━━ INFORMATION PROVIDED

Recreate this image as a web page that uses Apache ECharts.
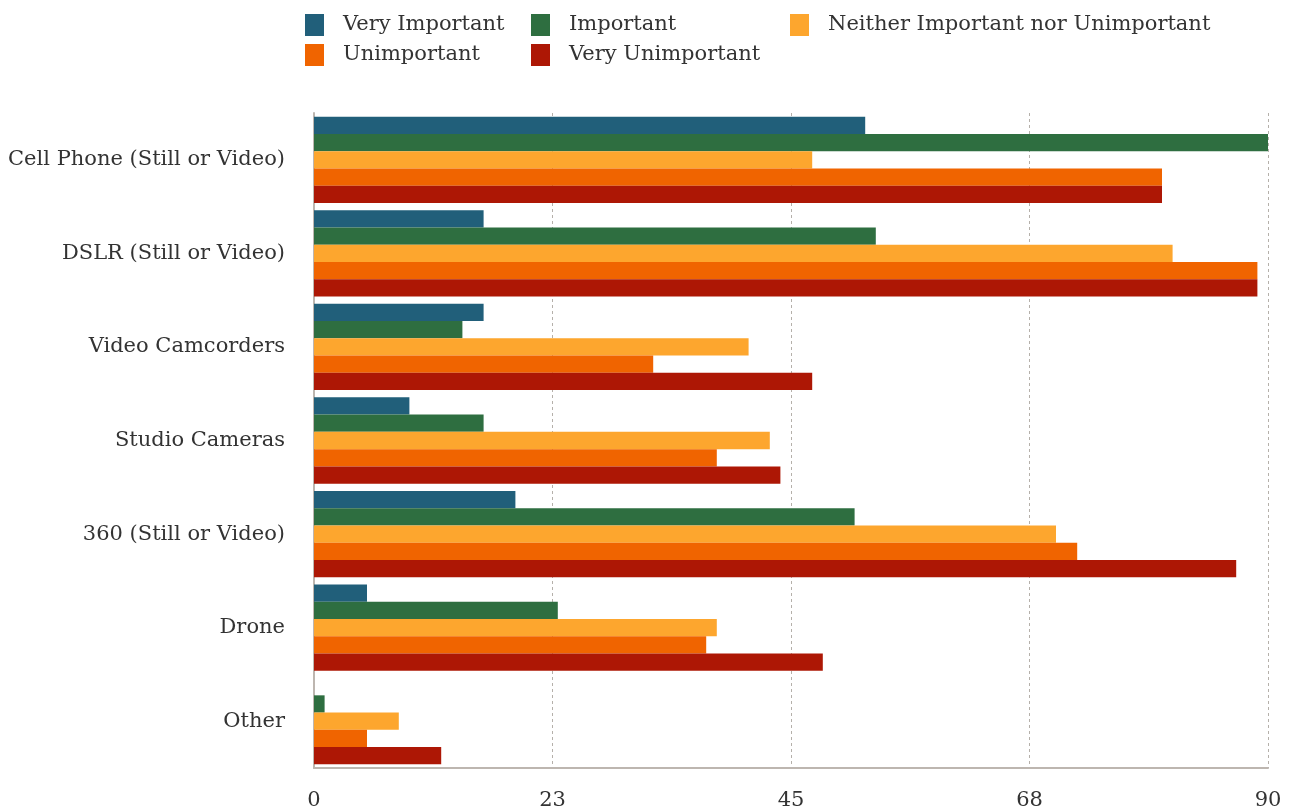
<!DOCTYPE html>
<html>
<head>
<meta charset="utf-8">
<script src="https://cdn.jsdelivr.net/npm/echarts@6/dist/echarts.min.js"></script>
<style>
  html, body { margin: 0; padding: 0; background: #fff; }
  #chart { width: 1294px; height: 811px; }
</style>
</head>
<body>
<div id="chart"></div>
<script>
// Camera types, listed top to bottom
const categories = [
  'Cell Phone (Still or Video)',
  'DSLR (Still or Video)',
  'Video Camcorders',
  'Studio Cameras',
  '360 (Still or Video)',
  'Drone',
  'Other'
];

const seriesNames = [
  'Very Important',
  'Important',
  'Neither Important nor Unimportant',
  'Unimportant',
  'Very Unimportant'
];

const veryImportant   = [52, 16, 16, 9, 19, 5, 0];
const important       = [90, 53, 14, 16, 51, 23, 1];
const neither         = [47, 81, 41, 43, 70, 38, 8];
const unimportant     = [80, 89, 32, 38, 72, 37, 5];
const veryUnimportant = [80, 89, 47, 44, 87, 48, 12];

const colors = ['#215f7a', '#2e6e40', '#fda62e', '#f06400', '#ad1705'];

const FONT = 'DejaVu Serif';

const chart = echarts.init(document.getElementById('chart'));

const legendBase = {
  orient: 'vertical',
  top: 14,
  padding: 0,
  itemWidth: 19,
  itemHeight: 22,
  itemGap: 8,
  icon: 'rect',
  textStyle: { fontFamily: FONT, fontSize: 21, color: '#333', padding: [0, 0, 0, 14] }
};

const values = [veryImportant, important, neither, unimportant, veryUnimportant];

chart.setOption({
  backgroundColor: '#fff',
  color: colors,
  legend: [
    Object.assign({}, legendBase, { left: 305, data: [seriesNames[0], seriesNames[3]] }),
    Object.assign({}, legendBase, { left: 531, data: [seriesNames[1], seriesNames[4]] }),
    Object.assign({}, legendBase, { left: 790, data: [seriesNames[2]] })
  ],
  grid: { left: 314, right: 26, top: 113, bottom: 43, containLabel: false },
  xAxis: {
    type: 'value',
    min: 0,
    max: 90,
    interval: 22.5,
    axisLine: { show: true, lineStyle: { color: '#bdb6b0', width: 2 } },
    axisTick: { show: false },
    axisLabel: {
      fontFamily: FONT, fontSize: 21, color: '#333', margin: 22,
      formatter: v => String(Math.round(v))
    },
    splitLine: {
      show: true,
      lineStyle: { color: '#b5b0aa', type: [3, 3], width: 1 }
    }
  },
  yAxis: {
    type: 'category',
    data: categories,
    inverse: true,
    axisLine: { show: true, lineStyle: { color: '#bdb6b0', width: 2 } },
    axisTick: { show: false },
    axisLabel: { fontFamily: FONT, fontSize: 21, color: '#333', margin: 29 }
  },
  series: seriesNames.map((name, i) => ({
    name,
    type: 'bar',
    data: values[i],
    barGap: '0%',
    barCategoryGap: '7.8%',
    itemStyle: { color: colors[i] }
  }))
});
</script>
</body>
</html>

━━━━

* [TASK OBJECTIVE]:
With all pictures left out, please transcribe exactly the lines from the start of the material through the line with "const chart = echarts.init(document.getElementById('chart'));".

* [COMPLETE RESPONSE]:
Recreate this image as a web page that uses Apache ECharts.
<!DOCTYPE html>
<html>
<head>
<meta charset="utf-8">
<script src="https://cdn.jsdelivr.net/npm/echarts@6/dist/echarts.min.js"></script>
<style>
  html, body { margin: 0; padding: 0; background: #fff; }
  #chart { width: 1294px; height: 811px; }
</style>
</head>
<body>
<div id="chart"></div>
<script>
// Camera types, listed top to bottom
const categories = [
  'Cell Phone (Still or Video)',
  'DSLR (Still or Video)',
  'Video Camcorders',
  'Studio Cameras',
  '360 (Still or Video)',
  'Drone',
  'Other'
];

const seriesNames = [
  'Very Important',
  'Important',
  'Neither Important nor Unimportant',
  'Unimportant',
  'Very Unimportant'
];

const veryImportant   = [52, 16, 16, 9, 19, 5, 0];
const important       = [90, 53, 14, 16, 51, 23, 1];
const neither         = [47, 81, 41, 43, 70, 38, 8];
const unimportant     = [80, 89, 32, 38, 72, 37, 5];
const veryUnimportant = [80, 89, 47, 44, 87, 48, 12];

const colors = ['#215f7a', '#2e6e40', '#fda62e', '#f06400', '#ad1705'];

const FONT = 'DejaVu Serif';

const chart = echarts.init(document.getElementById('chart'));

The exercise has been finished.